[Rows from a dataset of charts and code]
——
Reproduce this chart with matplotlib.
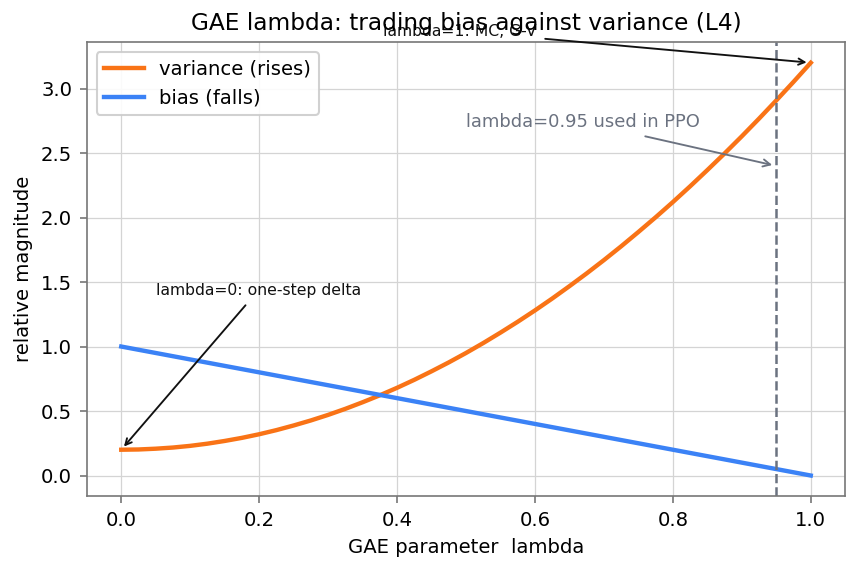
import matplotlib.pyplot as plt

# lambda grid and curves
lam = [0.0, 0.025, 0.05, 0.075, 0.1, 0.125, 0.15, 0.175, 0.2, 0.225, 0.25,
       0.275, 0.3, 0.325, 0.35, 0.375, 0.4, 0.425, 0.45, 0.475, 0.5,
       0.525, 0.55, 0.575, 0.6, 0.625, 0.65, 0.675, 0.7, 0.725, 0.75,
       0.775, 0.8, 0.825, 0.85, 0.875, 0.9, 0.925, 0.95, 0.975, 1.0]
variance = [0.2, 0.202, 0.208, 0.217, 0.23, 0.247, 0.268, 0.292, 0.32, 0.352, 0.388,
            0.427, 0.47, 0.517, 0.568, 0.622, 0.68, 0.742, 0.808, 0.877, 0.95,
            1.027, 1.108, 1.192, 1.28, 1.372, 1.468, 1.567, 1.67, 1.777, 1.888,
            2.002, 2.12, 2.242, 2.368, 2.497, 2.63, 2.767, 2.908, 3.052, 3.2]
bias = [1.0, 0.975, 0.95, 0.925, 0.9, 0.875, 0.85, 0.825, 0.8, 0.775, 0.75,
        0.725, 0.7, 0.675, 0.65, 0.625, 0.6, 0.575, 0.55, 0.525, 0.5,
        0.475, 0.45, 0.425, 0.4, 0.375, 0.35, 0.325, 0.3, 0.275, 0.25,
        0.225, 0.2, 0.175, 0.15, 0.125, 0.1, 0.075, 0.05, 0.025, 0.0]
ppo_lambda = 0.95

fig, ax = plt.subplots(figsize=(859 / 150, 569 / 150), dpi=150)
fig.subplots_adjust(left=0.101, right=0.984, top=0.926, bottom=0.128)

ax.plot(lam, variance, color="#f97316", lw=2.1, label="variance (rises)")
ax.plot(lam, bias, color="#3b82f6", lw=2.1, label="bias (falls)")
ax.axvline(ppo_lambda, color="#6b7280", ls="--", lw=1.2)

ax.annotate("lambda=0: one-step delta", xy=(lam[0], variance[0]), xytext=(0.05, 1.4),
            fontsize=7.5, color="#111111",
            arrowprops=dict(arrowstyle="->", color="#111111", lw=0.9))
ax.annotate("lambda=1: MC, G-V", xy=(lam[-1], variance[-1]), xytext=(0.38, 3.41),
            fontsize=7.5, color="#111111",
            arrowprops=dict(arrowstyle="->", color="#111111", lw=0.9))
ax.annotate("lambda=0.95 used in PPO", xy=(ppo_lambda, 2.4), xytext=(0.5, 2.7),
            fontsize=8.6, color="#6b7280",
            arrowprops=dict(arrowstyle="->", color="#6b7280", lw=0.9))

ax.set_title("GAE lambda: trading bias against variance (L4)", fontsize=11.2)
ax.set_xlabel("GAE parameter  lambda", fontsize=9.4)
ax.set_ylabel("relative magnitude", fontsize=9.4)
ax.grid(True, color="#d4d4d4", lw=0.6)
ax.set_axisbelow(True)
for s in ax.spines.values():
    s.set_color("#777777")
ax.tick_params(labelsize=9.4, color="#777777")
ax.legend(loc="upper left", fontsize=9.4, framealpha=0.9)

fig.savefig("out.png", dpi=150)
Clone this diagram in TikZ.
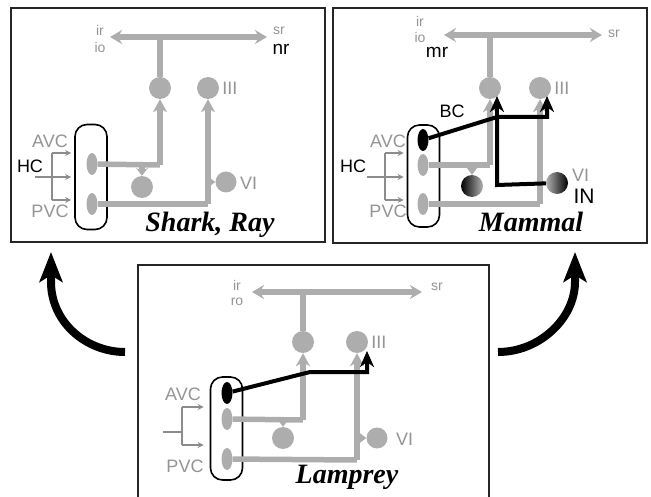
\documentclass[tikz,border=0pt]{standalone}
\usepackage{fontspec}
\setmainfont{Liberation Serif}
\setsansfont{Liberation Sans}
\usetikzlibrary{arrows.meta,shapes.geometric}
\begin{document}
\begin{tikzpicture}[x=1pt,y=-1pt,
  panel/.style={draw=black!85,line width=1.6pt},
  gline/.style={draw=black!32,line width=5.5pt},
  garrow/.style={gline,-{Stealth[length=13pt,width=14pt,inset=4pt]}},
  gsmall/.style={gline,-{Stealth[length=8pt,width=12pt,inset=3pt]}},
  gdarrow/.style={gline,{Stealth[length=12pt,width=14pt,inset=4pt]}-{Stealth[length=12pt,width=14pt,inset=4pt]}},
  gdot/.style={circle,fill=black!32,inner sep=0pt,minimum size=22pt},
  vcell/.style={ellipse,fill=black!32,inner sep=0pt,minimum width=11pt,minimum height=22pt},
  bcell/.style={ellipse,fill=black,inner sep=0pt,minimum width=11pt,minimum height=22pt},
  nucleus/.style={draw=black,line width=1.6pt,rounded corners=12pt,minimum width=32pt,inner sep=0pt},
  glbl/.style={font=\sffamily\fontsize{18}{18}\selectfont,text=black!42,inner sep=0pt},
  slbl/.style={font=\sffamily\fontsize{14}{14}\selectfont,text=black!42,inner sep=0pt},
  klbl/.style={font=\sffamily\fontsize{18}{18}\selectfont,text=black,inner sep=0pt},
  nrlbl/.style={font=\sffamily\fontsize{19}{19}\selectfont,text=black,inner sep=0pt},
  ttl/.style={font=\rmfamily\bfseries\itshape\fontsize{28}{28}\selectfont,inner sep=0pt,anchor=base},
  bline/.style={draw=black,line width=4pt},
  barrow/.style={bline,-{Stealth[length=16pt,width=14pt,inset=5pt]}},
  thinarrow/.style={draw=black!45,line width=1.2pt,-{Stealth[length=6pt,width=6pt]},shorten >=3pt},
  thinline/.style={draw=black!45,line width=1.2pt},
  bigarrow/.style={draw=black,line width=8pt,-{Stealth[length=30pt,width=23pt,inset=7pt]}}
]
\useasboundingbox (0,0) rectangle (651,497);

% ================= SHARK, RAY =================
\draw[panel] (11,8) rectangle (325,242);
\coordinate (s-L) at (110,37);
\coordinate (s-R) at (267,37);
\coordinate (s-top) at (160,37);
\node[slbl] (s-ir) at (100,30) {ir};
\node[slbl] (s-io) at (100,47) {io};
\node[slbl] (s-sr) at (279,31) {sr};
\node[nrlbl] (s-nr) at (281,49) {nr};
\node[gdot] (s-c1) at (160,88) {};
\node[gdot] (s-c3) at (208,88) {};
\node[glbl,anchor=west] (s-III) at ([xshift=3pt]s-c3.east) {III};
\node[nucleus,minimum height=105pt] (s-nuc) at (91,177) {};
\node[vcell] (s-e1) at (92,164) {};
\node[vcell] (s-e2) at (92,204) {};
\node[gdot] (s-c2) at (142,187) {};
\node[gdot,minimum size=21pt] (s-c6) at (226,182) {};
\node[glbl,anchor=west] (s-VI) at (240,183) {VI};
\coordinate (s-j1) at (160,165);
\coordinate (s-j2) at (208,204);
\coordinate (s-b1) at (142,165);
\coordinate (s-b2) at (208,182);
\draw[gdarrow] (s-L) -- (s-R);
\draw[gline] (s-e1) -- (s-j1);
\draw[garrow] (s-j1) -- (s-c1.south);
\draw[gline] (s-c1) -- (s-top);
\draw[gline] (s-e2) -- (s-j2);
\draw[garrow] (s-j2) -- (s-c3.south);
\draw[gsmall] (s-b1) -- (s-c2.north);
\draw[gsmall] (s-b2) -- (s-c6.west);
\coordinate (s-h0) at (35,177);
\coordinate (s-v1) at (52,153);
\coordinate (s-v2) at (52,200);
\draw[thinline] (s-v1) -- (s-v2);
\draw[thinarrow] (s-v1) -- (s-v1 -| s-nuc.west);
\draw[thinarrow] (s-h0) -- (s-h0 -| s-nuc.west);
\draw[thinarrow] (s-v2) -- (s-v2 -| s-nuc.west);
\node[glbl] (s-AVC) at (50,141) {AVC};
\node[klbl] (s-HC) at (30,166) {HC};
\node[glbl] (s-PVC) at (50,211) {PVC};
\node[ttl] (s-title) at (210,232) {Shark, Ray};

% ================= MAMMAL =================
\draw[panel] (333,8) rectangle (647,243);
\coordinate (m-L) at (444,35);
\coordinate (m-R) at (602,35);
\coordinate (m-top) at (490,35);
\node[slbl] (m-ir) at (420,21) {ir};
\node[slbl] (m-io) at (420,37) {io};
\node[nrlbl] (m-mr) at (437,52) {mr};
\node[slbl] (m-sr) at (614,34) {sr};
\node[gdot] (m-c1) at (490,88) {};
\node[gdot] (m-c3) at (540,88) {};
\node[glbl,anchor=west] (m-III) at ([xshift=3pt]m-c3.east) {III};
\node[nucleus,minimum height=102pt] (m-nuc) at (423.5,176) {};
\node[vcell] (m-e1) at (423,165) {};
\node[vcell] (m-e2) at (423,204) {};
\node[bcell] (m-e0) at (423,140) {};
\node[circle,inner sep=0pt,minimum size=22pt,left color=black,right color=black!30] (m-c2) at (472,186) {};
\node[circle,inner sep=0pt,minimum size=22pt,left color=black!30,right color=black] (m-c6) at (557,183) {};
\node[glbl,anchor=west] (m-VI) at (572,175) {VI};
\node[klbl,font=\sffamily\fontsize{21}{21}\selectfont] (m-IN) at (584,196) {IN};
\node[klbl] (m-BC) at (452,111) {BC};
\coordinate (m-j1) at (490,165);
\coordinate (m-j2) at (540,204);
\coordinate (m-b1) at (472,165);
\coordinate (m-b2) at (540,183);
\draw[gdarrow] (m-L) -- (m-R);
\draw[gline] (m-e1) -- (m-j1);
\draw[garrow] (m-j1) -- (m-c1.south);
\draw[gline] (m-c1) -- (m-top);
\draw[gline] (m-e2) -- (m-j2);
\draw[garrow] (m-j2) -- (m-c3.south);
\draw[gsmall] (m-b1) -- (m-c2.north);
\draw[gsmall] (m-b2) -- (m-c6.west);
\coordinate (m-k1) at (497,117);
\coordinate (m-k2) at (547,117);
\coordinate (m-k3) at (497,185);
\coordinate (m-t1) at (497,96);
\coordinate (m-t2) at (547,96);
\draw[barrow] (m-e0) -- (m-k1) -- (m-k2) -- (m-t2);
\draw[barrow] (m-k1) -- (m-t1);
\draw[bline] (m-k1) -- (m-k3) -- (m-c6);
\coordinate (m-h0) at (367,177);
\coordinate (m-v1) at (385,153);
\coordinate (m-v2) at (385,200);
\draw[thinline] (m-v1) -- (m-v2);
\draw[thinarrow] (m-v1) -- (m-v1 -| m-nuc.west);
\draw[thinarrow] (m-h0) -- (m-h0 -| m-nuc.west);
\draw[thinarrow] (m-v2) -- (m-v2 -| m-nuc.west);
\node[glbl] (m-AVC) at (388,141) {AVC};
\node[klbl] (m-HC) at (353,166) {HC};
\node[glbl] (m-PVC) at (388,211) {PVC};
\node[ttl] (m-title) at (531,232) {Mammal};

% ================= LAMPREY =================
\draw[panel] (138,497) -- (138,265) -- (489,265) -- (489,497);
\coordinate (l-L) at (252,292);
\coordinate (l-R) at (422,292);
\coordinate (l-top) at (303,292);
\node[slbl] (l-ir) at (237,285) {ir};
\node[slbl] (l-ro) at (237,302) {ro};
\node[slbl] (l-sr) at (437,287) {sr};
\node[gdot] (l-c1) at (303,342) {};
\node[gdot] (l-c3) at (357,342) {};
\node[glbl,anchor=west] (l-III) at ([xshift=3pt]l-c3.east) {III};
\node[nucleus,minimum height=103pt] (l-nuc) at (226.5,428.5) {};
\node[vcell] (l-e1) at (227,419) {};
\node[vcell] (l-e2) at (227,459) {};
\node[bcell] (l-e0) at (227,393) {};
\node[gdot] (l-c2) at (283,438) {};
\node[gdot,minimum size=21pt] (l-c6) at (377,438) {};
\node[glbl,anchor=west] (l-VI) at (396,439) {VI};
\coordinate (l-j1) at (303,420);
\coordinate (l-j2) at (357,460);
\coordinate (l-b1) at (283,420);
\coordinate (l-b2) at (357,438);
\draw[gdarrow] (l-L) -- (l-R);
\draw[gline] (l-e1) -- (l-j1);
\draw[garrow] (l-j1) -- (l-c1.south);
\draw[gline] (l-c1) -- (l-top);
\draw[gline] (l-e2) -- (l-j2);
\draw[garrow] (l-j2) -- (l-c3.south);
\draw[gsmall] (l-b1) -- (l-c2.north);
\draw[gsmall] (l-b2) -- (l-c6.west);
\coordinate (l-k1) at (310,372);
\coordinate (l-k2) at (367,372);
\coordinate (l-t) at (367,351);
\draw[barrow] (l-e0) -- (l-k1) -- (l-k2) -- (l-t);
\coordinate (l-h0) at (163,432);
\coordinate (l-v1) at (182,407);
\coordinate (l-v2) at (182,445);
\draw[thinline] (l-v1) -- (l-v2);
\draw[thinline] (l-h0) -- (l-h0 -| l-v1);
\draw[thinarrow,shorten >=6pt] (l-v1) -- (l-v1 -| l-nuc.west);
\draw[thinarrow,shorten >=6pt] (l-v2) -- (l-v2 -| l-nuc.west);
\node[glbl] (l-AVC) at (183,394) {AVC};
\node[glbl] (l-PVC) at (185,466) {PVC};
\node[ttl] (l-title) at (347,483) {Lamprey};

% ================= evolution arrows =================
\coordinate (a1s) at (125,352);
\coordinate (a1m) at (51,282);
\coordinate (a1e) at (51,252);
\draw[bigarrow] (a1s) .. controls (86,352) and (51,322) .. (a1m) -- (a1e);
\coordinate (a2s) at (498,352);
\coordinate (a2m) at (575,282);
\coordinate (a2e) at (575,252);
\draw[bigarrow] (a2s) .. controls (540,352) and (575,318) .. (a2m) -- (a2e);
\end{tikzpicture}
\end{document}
——
SHORT PROBLEM:
Copy out each line of the records that holds the string "this".

TASK OUTPUT:
Reproduce this chart with matplotlib.
Clone this diagram in TikZ.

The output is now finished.